[Records contained in a dataset]
-- Begin --

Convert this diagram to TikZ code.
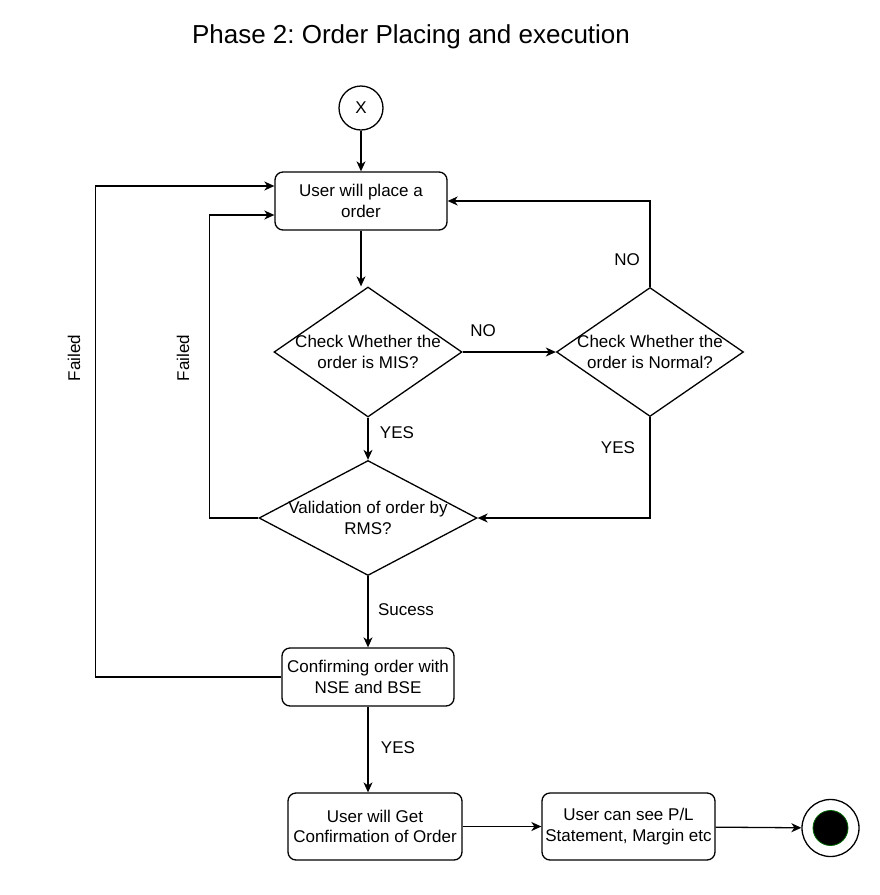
\documentclass[tikz,border=0pt]{standalone}
\usepackage{fontspec}
\setmainfont{Liberation Sans}
\frenchspacing
\usetikzlibrary{arrows.meta,shapes.geometric}

\begin{document}
\begin{tikzpicture}[
 x=1pt,y=-1pt,
 line width=1.3pt,
 font=\fontsize{17}{20.5}\selectfont,
 box/.style={draw,rounded corners=8pt,align=center,minimum width=172pt,minimum height=58pt,inner sep=0pt},
 decision/.style={draw,diamond,align=center,inner sep=-8pt},
 arrow/.style={-{Stealth[length=10pt,width=9pt,inset=3pt]}},
 lbl/.style={inner sep=0pt}]
\useasboundingbox (0,0) rectangle (879,895);
\node[lbl,font=\fontsize{26}{30}\selectfont] (title) at (411,37) {Phase 2: Order Placing and execution};
\node[draw,circle,minimum size=44pt,inner sep=0pt] (start) at (361,108) {X};
\node[box] (place) at (361,201) {User will place a\\order};
\node[decision,aspect=1.45,minimum width=188pt,minimum height=130pt] (mis) at (368,352) {Check Whether the\\order is MIS?};
\node[decision,aspect=1.45,minimum width=187pt,minimum height=129pt] (normal) at (650,352) {Check Whether the\\order is Normal?};
\node[decision,aspect=1.9,minimum width=218pt,minimum height=115pt] (rms) at (368,518) {Validation of order by\\RMS?};
\node[box] (confirm) at (368,677) {Confirming order with\\NSE and BSE};
\node[box,minimum width=174pt,minimum height=67pt] (getconf) at (375,826.5) {User will Get\\Confirmation of Order};
\node[box,minimum width=173pt,minimum height=67pt] (seepl) at (628.5,826.5) {User can see P/L\\Statement, Margin etc};
\node[draw,circle,minimum size=57pt,inner sep=0pt] (stop) at (830.5,828) {};
\node[circle,fill=black,draw=green!40!black,line width=0.8pt,minimum size=35pt,inner sep=0pt] (stopdot) at (stop.center) {};
% connectors
\draw[arrow] (start)--(place);
\draw[arrow] (place.south)--(place.south |- mis.north);
\draw[arrow] (mis)--(normal);
\draw[arrow] (normal.north) |- (place.east);
\draw[arrow] (mis)--(rms);
\draw[arrow] (normal.south) |- (rms.east);
\draw[arrow] (rms.west) -- ++(-49,0) |- ([yshift=-14pt]place.west);
\draw[arrow] (rms)--(confirm);
\draw[arrow] (confirm.west) -- ++(-186,0) |- ([yshift=15pt]place.west);
\draw[arrow] (confirm.south)--(confirm.south |- getconf.north);
\draw[arrow] (getconf)--(seepl);
\draw[arrow] (seepl)--(stop);
% labels
\node[lbl] (nomis) at (483,331) {NO};
\node[lbl] (nonormal) at (627,260) {NO};
\node[lbl] (yesmis) at (397,433) {YES};
\node[lbl] (yesnormal) at (618,448) {YES};
\node[lbl] (success) at (406,610) {Sucess};
\node[lbl] (yesconfirm) at (398,748) {YES};
\node[lbl,rotate=90] (failedout) at (74,358) {Failed};
\node[lbl,rotate=90] (failedin) at (183,358) {Failed};
\end{tikzpicture}
\end{document}
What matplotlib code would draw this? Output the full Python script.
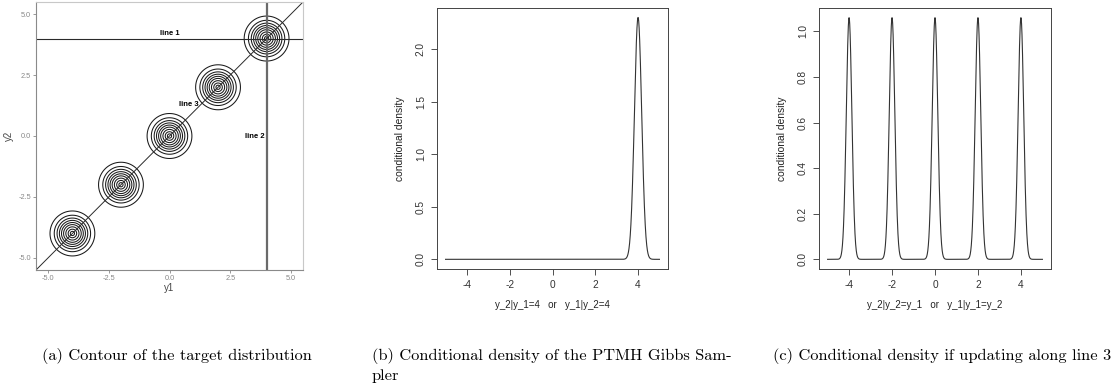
import numpy as np
import matplotlib
matplotlib.use("Agg")
import matplotlib.pyplot as plt

plt.rcParams["font.family"] = ["Liberation Sans", "DejaVu Sans"]
plt.rcParams["axes.unicode_minus"] = False

# Modes of the target (along y1 = y2)
modes = [-4, -2, 0, 2, 4]
contour_sd = 0.43
contour_levels = [0.10, 0.22, 0.34, 0.46, 0.58, 0.70, 0.82, 0.92, 0.98]  # fraction of peak

# panel (b): conditional at y_1 = 4
b_center = 4.0
b_peak = 2.3
b_sd = 0.17
b_yticks = [0.0, 0.5, 1.0, 1.5, 2.0]

# panel (c): conditional along line 3
c_centers = modes
c_peak = 1.06
c_sd = 0.13
c_yticks = [0.0, 0.2, 0.4, 0.6, 0.8, 1.0]

xticks_a = [-5.0, -2.5, 0.0, 2.5, 5.0]
xticks_bc = [-4, -2, 0, 2, 4]

line_labels = [("line 1", 0.0, 4.2), ("line 3", 0.8, 1.3), ("line 2", 3.5, 0.0)]

captions = [
    ("(a) Contour of the target distribution", 42),
    ("(b) Conditional density of the PTMH Gibbs Sam-\npler", 372),
    ("(c) Conditional density if updating along line 3", 773),
]

W, H = 1119, 392
fig = plt.figure(figsize=(W / 100, H / 100), dpi=100)


def box(l, t, r, b):
    return [l / W, 1 - b / H, (r - l) / W, (b - t) / H]


# ---- (a) contour ----
ax = fig.add_axes(box(36, 2, 303, 270))
g = np.linspace(-5.5, 5.5, 700)
X, Y = np.meshgrid(g, g)
Z = np.zeros_like(X)
for m in modes:
    Z += np.exp(-((X - m) ** 2 + (Y - m) ** 2) / (2 * contour_sd ** 2))
ax.contour(X, Y, Z, levels=contour_levels, colors="#1a1a1a", linewidths=0.75)
ax.axhline(4, color="#2a2a2a", lw=0.8)
ax.axvline(4, color="#6a6a6a", lw=1.6)
ax.plot([-5.5, 5.5], [-5.5, 5.5], color="#2a2a2a", lw=0.7)
for txt, x, y in line_labels:
    ax.text(x, y, txt, ha="center", va="center", fontsize=5.5, fontweight="bold")
ax.set_xlim(-5.5, 5.5)
ax.set_ylim(-5.5, 5.5)
ax.set_xticks(xticks_a)
ax.set_yticks(xticks_a)
ax.set_xticklabels([f"{v:.1f}" for v in xticks_a])
ax.set_yticklabels([f"{v:.1f}" for v in xticks_a])
ax.tick_params(labelsize=5.3, colors="#888888", length=2, width=0.6, pad=1.5)
for side in ["top", "right"]:
    ax.spines[side].set_color("#c8c8c8")
for side in ["left", "bottom"]:
    ax.spines[side].set_color("#8a8a8a")
ax.set_xlabel("y1", fontsize=7, color="#444444", labelpad=1)
ax.set_ylabel("y2", fontsize=7, color="#444444", labelpad=3)


def r_style(ax, yticks, xlabel):
    ax.set_xlim(-5.4, 5.4)
    ax.set_xticks(xticks_bc)
    ax.set_yticks(yticks)
    ax.set_yticklabels([f"{v:.1f}" for v in yticks], rotation=90, va="center")
    ax.tick_params(labelsize=7.3, colors="#333333", length=4, width=0.6, pad=4)
    for s in ax.spines.values():
        s.set_color("#444444")
        s.set_linewidth(0.7)
    ax.set_xlabel(xlabel, fontsize=7, color="#222222", labelpad=7)
    ax.set_ylabel("conditional density", fontsize=7.4, color="#222222", labelpad=8)


t = np.linspace(-5, 5, 2001)

# ---- (b) ----
ax = fig.add_axes(box(437, 8, 668, 269))
yb = b_peak * np.exp(-((t - b_center) ** 2) / (2 * b_sd ** 2))
ax.plot(t, yb, color="#333333", lw=0.8)
ax.set_ylim(-0.092, 2.39)
r_style(ax, b_yticks, "y_2|y_1=4   or   y_1|y_2=4")

# ---- (c) ----
ax = fig.add_axes(box(819, 8, 1051, 269))
yc = np.zeros_like(t)
for m in c_centers:
    yc += c_peak * np.exp(-((t - m) ** 2) / (2 * c_sd ** 2))
ax.plot(t, yc, color="#333333", lw=0.8)
ax.set_ylim(-0.0424, 1.1024)
r_style(ax, c_yticks, "y_2|y_2=y_1   or   y_1|y_1=y_2")

# ---- captions ----
for txt, x in captions:
    fig.text(x / W, 1 - 348 / H, txt, family="cmr10", fontsize=11.8,
             ha="left", va="top", linespacing=1.45)

fig.savefig("out.png", dpi=100, facecolor="white")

-- End --

[WHAT IS REQUIRED] Leaving the pictures out, write out exactly the lines from the line containing "What matplotlib code" through the line containing "fraction of peak", both included.

[WRITTEN SOLUTION]
What matplotlib code would draw this? Output the full Python script.
import numpy as np
import matplotlib
matplotlib.use("Agg")
import matplotlib.pyplot as plt

plt.rcParams["font.family"] = ["Liberation Sans", "DejaVu Sans"]
plt.rcParams["axes.unicode_minus"] = False

# Modes of the target (along y1 = y2)
modes = [-4, -2, 0, 2, 4]
contour_sd = 0.43
contour_levels = [0.10, 0.22, 0.34, 0.46, 0.58, 0.70, 0.82, 0.92, 0.98]  # fraction of peak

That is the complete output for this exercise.